I believe to do this I want to create an induced subgraph and plot that? from here igraph R manual pages (please correct me if I’m wrong), but I am unsure how to reflect keeping only clusters above 2 in the vids argument (Numeric vector, the vertices of the original graph which will form the subgraph.). I am working in python for reference but am thinking to move to R for visualising…

Thanks in advance for any help!

KeesP · 10 November 2022 20:00

In r+igraph, a solution might look like this:

require(igraph)
## create graph with named vertices (g)
## keep vertices with degree > 0
## plot result
g <- sample_gnm(20, 12)
V(g)$names <- as.character(V(g))
plot(g)
g2 <- subgraph(g, which(degree(g) > 0))
V(g2)$label <- V(g2)$names
dev.new()
plot(g2)

MOutram · 11 November 2022 00:24

Thank you so much - this did exactly what I need!

KeesP · 11 November 2022 10:09

Using subgraph() may not be the most obvious solution for removing singletons from a graph.
That is directly removing the unwanted vertices. As in this example.


require(igraph)
require(microbenchmark)
set.seed(1L)
g <- sample_gnm(5000L, 10000L)
V(g)$names <- as.character(V(g))
hist(degree(g))

## help for minus: help("-.igraph")
  microbenchmark( g2 <- subgraph(g, which(degree(g) > 0L))
                , g3 <- g - V(g)[which(degree(g) == 0L)]
                , g4 <- delete_vertices(g, V(g)[which(degree(g) == 0L)])
)
isomorphic(g2, g3)
isomorphic(g2, g4)

KeesP · 11 November 2022 12:55

In addition to singletons, one could remove small weakly connected components as follows:

require(igraph)
set.seed(1L)
g <- sample_gnm(5000L, 10000L)
V(g)$names <- as.character(V(g))
min_wcc <- 2

## Calculate weakly connected components (see Wikipedia) and
## delete all weakly connected components with less then min_wcc members.
## Or feel free to apply a different fiter.
## Filter min_wcc equal to 2, will remove singletons only.
wcc <- components(g, mode='weak')
wcg <- groups(wcc)
sz <- table("Community sizes" = wcc$membership)
table("Community frequency, dimnames by size" = sz)
filter_clusters <- ( which(sz < min_wcc) )
V_to_delete <- unlist(wcg[filter_clusters])
g5 <- delete_vertices(g, V_to_delete)
table("Community sizes, indexed by community (after cleansing)" =
      components(g5, mode = "weak")$membership)

Output:

Community frequency, dimnames by size
   1    2 4893 
 101    3    1 

Community sizes, indexed by community (after cleansing)
   1    2    3    4 
4893    2    2    2

MOutram · 16 November 2022 06:10

This has been incredibly helpful thank you so much for your time!

To ask a follow up - with your example to remove weakly connected components I get the below error (and same error when I add in my actual data).

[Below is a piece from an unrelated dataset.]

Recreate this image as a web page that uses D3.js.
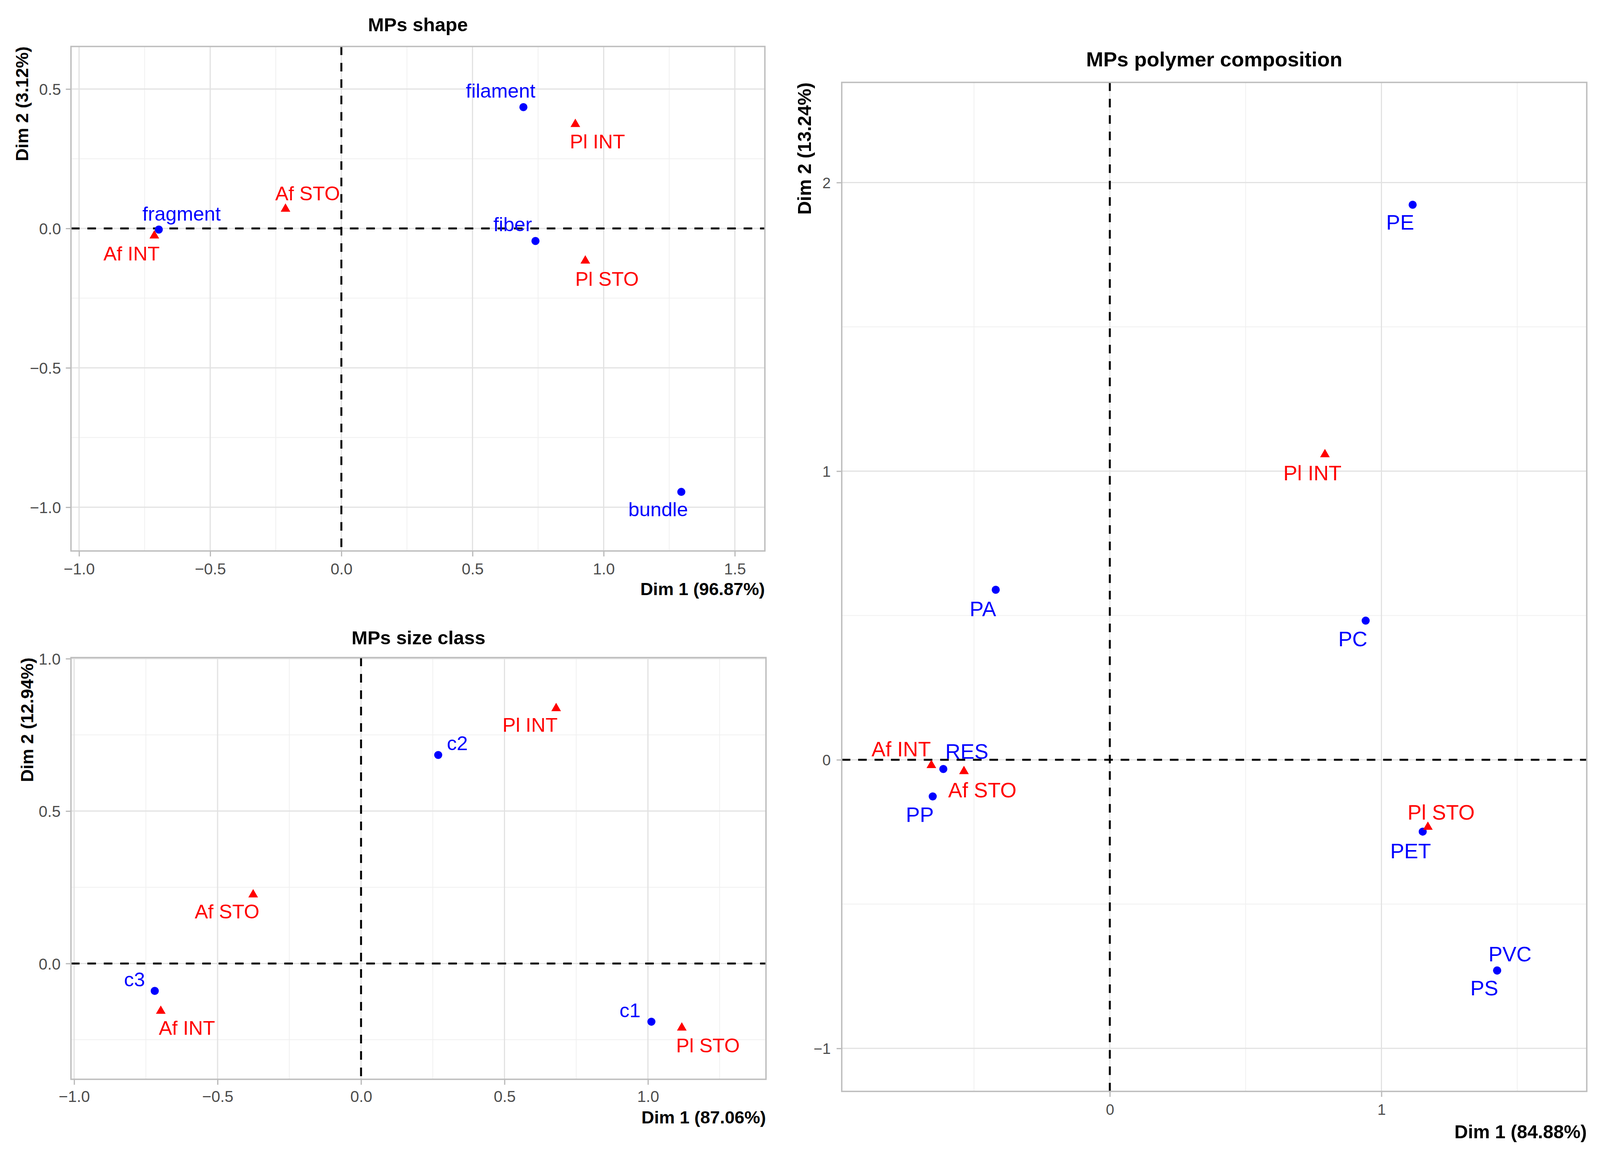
<!DOCTYPE html>
<html>
<head>
<meta charset="utf-8">
<script src="https://cdn.jsdelivr.net/npm/d3@7"></script>
<style>
html, body { margin: 0; padding: 0; background: #fff; overflow: hidden; }
svg { display: block; }
text { font-family: "Liberation Sans", Arial, Helvetica, sans-serif; }
</style>
</head>
<body>
<div id="plot"></div>
<script>
// ---- MPs shape ----
var shapeCols = ["filament", "fragment", "fiber", "bundle"];
var shapeColX = [0.694, -0.696, 0.740, 1.296];
var shapeColY = [0.435, -0.004, -0.045, -0.945];
var shapeRows = ["Af INT", "Af STO", "Pl INT", "Pl STO"];
var shapeRowX = [-0.713, -0.213, 0.892, 0.930];
var shapeRowY = [-0.026, 0.070, 0.374, -0.116];
var shapeXTicks = [-1.0, -0.5, 0.0, 0.5, 1.0, 1.5];
var shapeYTicks = [-1.0, -0.5, 0.0, 0.5];

// ---- MPs size class ----
var sizeCols = ["c1", "c2", "c3"];
var sizeColX = [1.012, 0.269, -0.719];
var sizeColY = [-0.191, 0.684, -0.090];
var sizeRows = ["Af INT", "Af STO", "Pl INT", "Pl STO"];
var sizeRowX = [-0.698, -0.376, 0.680, 1.118];
var sizeRowY = [-0.156, 0.226, 0.837, -0.211];
var sizeXTicks = [-1.0, -0.5, 0.0, 0.5, 1.0];
var sizeYTicks = [0.0, 0.5, 1.0];

// ---- MPs polymer composition ----
var polyCols = ["PE", "PA", "PC", "RES", "PP", "PET", "PVC", "PS"];
var polyColX = [1.115, -0.420, 0.942, -0.613, -0.652, 1.152, 1.426, 1.426];
var polyColY = [1.923, 0.589, 0.482, -0.032, -0.127, -0.249, -0.730, -0.730];
var polyRows = ["Af INT", "Af STO", "Pl INT", "Pl STO"];
var polyRowX = [-0.657, -0.537, 0.792, 1.171];
var polyRowY = [-0.019, -0.040, 1.058, -0.233];
var polyXTicks = [0, 1];
var polyYTicks = [-1, 0, 1, 2];

// label nudges (px) so the text sits next to its point
var shapeColNudge = [[-62, -24], [62, -23], [-62, -25], [-63, 62]];
var shapeRowNudge = [[-62, 63], [60, -22], [60, 62], [59, 64]];
var sizeColNudge = [[-58, -12], [52, -12], [-55, -12]];
var sizeRowNudge = [[71, 61], [-71, 61], [-71, 60], [71, 63]];
var polyColNudge = [[-34, 64], [-35, 68], [-35, 66], [64, -26], [-35, 65], [-33, 68], [35, -23], [-35, 64]];
var polyRowNudge = [[-82, -23], [50, 67], [-34, 66], [36, -19]];

// layout is written for a 4351x2963 page; stretch it to whatever the window is
var W = 4351, H = 2963;
var vw = window.innerWidth || W, vh = window.innerHeight || H;
var sx = vw / W, sy = vh / H;
var sf = sx; // font / mark scale

var svg = d3.select("#plot").append("svg")
	.attr("width", vw)
	.attr("height", vh)
	.style("background", "#fff");

function minus(s) { return s.replace("-", "\u2212"); }
var fmt1 = function(d) { return minus(d3.format(".1f")(d)); };
var fmt0 = function(d) { return minus(d3.format("d")(d)); };

function mids(ticks, step) {
	var out = [];
	var lo = ticks[0] - step, hi = ticks[ticks.length - 1] + step;
	for (var v = lo; v <= hi + 1e-9; v += step) out.push(v + step / 2);
	return out;
}

function drawPanel(p) {
	var g = svg.append("g");
	var left = p.left * sx, right = p.right * sx, top = p.top * sy, bottom = p.bottom * sy;
	var x = d3.scaleLinear().domain(p.xDomain).range([left, right]);
	var y = d3.scaleLinear().domain(p.yDomain).range([bottom, top]);
	var inX = function(v) { return v >= p.xDomain[0] && v <= p.xDomain[1]; };
	var inY = function(v) { return v >= p.yDomain[0] && v <= p.yDomain[1]; };

	// minor grid
	g.append("g").selectAll("line")
		.data(mids(p.xTicks, p.xStep).filter(inX))
		.enter().append("line")
		.attr("x1", function(d) { return x(d); }).attr("x2", function(d) { return x(d); })
		.attr("y1", top).attr("y2", bottom)
		.attr("stroke", "#f0f0f0").attr("stroke-width", 2);
	g.append("g").selectAll("line")
		.data(mids(p.yTicks, p.yStep).filter(inY))
		.enter().append("line")
		.attr("y1", function(d) { return y(d); }).attr("y2", function(d) { return y(d); })
		.attr("x1", left).attr("x2", right)
		.attr("stroke", "#f0f0f0").attr("stroke-width", 2);

	// major grid
	g.append("g").selectAll("line")
		.data(p.xTicks)
		.enter().append("line")
		.attr("x1", function(d) { return x(d); }).attr("x2", function(d) { return x(d); })
		.attr("y1", top).attr("y2", bottom)
		.attr("stroke", "#e2e2e2").attr("stroke-width", 3);
	g.append("g").selectAll("line")
		.data(p.yTicks)
		.enter().append("line")
		.attr("y1", function(d) { return y(d); }).attr("y2", function(d) { return y(d); })
		.attr("x1", left).attr("x2", right)
		.attr("stroke", "#e2e2e2").attr("stroke-width", 3);

	// axes
	var xa = g.append("g")
		.attr("transform", "translate(0," + bottom + ")")
		.call(d3.axisBottom(x).tickValues(p.xTicks).tickFormat(p.fmt).tickSize(14 * sy));
	xa.select(".domain").remove();
	xa.selectAll("line").attr("stroke", "#b8b8b8").attr("stroke-width", 3);
	xa.selectAll("text")
		.attr("y", p.xLabelGap * sy).attr("dy", 0)
		.attr("fill", "#4d4d4d")
		.attr("font-family", "Liberation Sans, Arial, sans-serif")
		.attr("font-size", p.tickFont * sf);

	var ya = g.append("g")
		.attr("transform", "translate(" + left + ",0)")
		.call(d3.axisLeft(y).tickValues(p.yTicks).tickFormat(p.fmt).tickSize(14 * sx));
	ya.select(".domain").remove();
	ya.selectAll("line").attr("stroke", "#b8b8b8").attr("stroke-width", 3);
	ya.selectAll("text")
		.attr("x", -p.yLabelGap * sx).attr("dy", "0.36em")
		.attr("fill", "#4d4d4d")
		.attr("font-family", "Liberation Sans, Arial, sans-serif")
		.attr("font-size", p.tickFont * sf);

	// dashed zero lines
	g.append("line")
		.attr("x1", x(0)).attr("x2", x(0)).attr("y1", top).attr("y2", bottom)
		.attr("stroke", "#000").attr("stroke-width", 5).attr("stroke-dasharray", "22,20");
	g.append("line")
		.attr("y1", y(0)).attr("y2", y(0)).attr("x1", left).attr("x2", right)
		.attr("stroke", "#000").attr("stroke-width", 5).attr("stroke-dasharray", "22,20");

	// panel border
	g.append("rect")
		.attr("x", left).attr("y", top)
		.attr("width", right - left).attr("height", bottom - top)
		.attr("fill", "none").attr("stroke", "#bdbdbd").attr("stroke-width", 3.5);

	var cols = p.cols.map(function(n, i) { return {name: n, x: p.colX[i], y: p.colY[i], nudge: p.colNudge[i]}; });
	var rows = p.rows.map(function(n, i) { return {name: n, x: p.rowX[i], y: p.rowY[i], nudge: p.rowNudge[i]}; });

	// column points (blue circles)
	g.append("g").selectAll("circle")
		.data(cols)
		.enter().append("circle")
		.attr("cx", function(d) { return x(d.x); })
		.attr("cy", function(d) { return y(d.y); })
		.attr("r", 11 * sf)
		.style("fill", "#0000ff");

	// row points (red triangles)
	g.append("g").selectAll("path")
		.data(rows)
		.enter().append("path")
		.attr("d", d3.symbol().type(d3.symbolTriangle).size(300 * sf * sf))
		.attr("transform", function(d) { return "translate(" + x(d.x) + "," + y(d.y) + ")"; })
		.style("fill", "#ff0000");

	g.append("g").selectAll("text")
		.data(cols)
		.enter().append("text")
		.attr("x", function(d) { return x(d.x) + d.nudge[0] * sx; })
		.attr("y", function(d) { return y(d.y) + d.nudge[1] * sy; })
		.attr("text-anchor", "middle")
		.attr("font-size", p.labelFont * sf)
		.attr("fill", "#0000ff")
		.text(function(d) { return d.name; });

	g.append("g").selectAll("text")
		.data(rows)
		.enter().append("text")
		.attr("x", function(d) { return x(d.x) + d.nudge[0] * sx; })
		.attr("y", function(d) { return y(d.y) + d.nudge[1] * sy; })
		.attr("text-anchor", "middle")
		.attr("font-size", p.labelFont * sf)
		.attr("fill", "#ff0000")
		.text(function(d) { return d.name; });

	// titles
	g.append("text")
		.attr("x", (left + right) / 2).attr("y", p.titleY * sy)
		.attr("text-anchor", "middle")
		.attr("font-weight", "bold")
		.attr("font-size", p.titleFont * sf)
		.text(p.title);

	g.append("text")
		.attr("x", right).attr("y", bottom + p.xTitleGap * sy)
		.attr("text-anchor", "end")
		.attr("font-weight", "bold")
		.attr("font-size", p.axisFont * sf)
		.text(p.xTitle);

	g.append("text")
		.attr("transform", "translate(" + (p.yTitleX * sx) + "," + top + ") rotate(-90)")
		.attr("text-anchor", "end")
		.attr("font-weight", "bold")
		.attr("font-size", p.axisFont * sf)
		.text(p.yTitle);
}

drawPanel({
	title: "MPs shape", xTitle: "Dim 1 (96.87%)", yTitle: "Dim 2 (3.12%)",
	left: 193, right: 2080, top: 119, bottom: 1411,
	xDomain: [-1.0308, 1.6146], yDomain: [-1.1569, 0.6527],
	xTicks: shapeXTicks, yTicks: shapeYTicks, xStep: 0.5, yStep: 0.5, fmt: fmt1,
	cols: shapeCols, colX: shapeColX, colY: shapeColY, colNudge: shapeColNudge,
	rows: shapeRows, rowX: shapeRowX, rowY: shapeRowY, rowNudge: shapeRowNudge,
	titleY: 80, xTitleGap: 113, yTitleX: 77, xLabelGap: 60, yLabelGap: 27,
	titleFont: 52, axisFont: 48, tickFont: 43, labelFont: 54
});

drawPanel({
	title: "MPs size class", xTitle: "Dim 1 (87.06%)", yTitle: "Dim 2 (12.94%)",
	left: 193, right: 2083, top: 1684, bottom: 2764,
	xDomain: [-1.0110, 1.4114], yDomain: [-0.3799, 1.0036],
	xTicks: sizeXTicks, yTicks: sizeYTicks, xStep: 0.5, yStep: 0.5, fmt: fmt1,
	cols: sizeCols, colX: sizeColX, colY: sizeColY, colNudge: sizeColNudge,
	rows: sizeRows, rowX: sizeRowX, rowY: sizeRowY, rowNudge: sizeRowNudge,
	titleY: 1650, xTitleGap: 113, yTitleX: 90, xLabelGap: 58, yLabelGap: 28,
	titleFont: 52, axisFont: 48, tickFont: 43, labelFont: 54
});

drawPanel({
	title: "MPs polymer composition", xTitle: "Dim 1 (84.88%)", yTitle: "Dim 2 (13.24%)",
	left: 2289, right: 4315, top: 211, bottom: 2795,
	xDomain: [-0.987, 1.756], yDomain: [-1.149, 2.347],
	xTicks: polyXTicks, yTicks: polyYTicks, xStep: 1, yStep: 1, fmt: fmt0,
	cols: polyCols, colX: polyColX, colY: polyColY, colNudge: polyColNudge,
	rows: polyRows, rowX: polyRowX, rowY: polyRowY, rowNudge: polyRowNudge,
	titleY: 170, xTitleGap: 120, yTitleX: 2205, xLabelGap: 60, yLabelGap: 30,
	titleFont: 56, axisFont: 51, tickFont: 41, labelFont: 57
});
</script>
</body>
</html>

I was under the impression that wcc is a list? Am I missing something?

require(igraph)
set.seed(1L)
g ← sample_gnm(5000L, 10000L)
V(g)$names ← as.character(V(g))
min_wcc ← 2

wcc ← components(g, mode=‘weak’)
wcg ← groups(wcc)
Error in UseMethod(“groups”) :
no applicable method for ‘groups’ applied to an object of class “list”

Could I additionally ask one more question which is perhaps the reverse of my original question. Is it possible to select all the nodes and edges in a single cluster or set of of clusters (e.g. clusters 1:10) to subsequently graph as well…

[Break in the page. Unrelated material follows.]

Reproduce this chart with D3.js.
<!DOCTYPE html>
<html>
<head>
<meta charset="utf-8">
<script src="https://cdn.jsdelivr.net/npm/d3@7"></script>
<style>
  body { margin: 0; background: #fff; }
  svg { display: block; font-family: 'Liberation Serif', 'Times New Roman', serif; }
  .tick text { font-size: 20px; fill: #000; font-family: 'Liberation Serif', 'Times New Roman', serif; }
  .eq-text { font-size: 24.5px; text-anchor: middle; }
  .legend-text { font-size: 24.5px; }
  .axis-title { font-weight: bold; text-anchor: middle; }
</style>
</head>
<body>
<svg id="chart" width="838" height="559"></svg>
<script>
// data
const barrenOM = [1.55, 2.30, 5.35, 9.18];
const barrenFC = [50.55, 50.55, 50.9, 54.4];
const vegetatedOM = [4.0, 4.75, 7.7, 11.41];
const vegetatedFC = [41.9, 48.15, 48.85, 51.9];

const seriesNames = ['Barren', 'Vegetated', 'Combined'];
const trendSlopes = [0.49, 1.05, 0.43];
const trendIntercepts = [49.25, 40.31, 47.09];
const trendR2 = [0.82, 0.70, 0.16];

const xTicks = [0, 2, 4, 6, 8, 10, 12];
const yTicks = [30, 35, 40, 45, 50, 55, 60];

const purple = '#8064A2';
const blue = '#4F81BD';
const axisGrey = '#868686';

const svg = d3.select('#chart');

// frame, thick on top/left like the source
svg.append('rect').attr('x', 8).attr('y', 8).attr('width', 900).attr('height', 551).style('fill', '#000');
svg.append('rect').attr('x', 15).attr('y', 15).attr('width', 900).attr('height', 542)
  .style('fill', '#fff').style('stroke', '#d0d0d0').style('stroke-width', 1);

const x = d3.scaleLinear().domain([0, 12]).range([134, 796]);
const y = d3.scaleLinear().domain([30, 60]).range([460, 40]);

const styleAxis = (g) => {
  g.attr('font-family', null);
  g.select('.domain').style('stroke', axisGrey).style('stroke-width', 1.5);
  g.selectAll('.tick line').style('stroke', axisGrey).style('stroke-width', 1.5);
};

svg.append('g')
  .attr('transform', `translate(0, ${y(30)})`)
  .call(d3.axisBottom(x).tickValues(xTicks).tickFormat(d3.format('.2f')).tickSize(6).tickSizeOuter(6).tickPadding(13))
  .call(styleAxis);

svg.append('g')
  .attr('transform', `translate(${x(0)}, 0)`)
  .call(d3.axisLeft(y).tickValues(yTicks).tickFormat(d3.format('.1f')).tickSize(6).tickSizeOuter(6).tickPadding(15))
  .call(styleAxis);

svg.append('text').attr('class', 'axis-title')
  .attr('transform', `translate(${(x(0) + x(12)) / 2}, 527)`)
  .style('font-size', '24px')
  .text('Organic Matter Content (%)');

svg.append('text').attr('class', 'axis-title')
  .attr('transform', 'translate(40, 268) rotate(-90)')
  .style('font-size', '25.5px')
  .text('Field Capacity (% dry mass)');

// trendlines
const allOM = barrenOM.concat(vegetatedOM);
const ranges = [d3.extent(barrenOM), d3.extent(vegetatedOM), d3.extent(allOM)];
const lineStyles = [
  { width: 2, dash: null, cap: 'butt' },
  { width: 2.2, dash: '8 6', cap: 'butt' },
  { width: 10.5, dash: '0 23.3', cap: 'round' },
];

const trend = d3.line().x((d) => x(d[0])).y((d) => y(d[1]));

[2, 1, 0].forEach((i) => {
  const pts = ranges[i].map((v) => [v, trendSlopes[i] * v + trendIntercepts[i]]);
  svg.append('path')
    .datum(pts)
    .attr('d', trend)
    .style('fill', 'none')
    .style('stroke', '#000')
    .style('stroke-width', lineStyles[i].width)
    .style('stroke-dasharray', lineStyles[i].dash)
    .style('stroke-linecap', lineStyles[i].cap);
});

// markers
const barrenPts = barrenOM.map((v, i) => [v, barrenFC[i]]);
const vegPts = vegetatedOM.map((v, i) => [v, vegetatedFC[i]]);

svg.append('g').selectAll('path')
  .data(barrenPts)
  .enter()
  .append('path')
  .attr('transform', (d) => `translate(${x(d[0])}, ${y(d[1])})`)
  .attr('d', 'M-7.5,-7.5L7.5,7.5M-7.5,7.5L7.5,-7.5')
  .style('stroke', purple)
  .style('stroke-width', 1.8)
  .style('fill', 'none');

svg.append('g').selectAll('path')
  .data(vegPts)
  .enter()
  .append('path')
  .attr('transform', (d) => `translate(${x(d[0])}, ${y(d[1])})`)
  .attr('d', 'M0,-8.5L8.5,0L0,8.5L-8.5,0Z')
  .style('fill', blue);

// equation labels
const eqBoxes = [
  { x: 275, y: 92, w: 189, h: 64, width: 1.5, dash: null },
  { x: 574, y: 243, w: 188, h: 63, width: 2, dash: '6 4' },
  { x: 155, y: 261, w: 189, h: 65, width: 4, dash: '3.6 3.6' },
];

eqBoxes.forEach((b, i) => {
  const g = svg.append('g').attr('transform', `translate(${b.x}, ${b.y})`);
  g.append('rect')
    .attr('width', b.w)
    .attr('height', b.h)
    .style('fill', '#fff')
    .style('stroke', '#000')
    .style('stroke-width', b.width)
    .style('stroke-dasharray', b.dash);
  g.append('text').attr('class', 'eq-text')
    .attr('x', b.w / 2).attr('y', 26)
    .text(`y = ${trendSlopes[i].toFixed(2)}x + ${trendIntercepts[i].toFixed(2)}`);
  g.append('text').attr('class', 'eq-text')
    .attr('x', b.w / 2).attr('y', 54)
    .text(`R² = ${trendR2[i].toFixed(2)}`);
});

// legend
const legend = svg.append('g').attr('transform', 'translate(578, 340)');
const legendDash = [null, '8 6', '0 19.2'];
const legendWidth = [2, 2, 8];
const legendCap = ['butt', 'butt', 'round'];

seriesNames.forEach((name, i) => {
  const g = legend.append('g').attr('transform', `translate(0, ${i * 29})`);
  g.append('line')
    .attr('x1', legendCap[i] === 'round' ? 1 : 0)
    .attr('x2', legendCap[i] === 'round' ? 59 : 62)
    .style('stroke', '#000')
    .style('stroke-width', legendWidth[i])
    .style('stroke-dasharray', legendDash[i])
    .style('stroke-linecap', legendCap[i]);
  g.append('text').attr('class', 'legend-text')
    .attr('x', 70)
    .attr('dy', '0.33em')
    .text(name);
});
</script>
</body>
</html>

KeesP · 16 November 2022 20:43

When I try

require(igraph)
help(groups)

I see the following example:

g <- make_graph("Zachary")
fgc <- cluster_fast_greedy(g)
groups(fgc)

g2 <- make_ring(10) + make_full_graph(5)
groups(components(g2))

If this does not work on your system, perhaps the groups() function has been redefined. To avoid confusion you could try: igraph::groups(). This retrieves the function groups() from the igraph library.

If this does not remedy the problem then a separate question on this forum is worthwhile.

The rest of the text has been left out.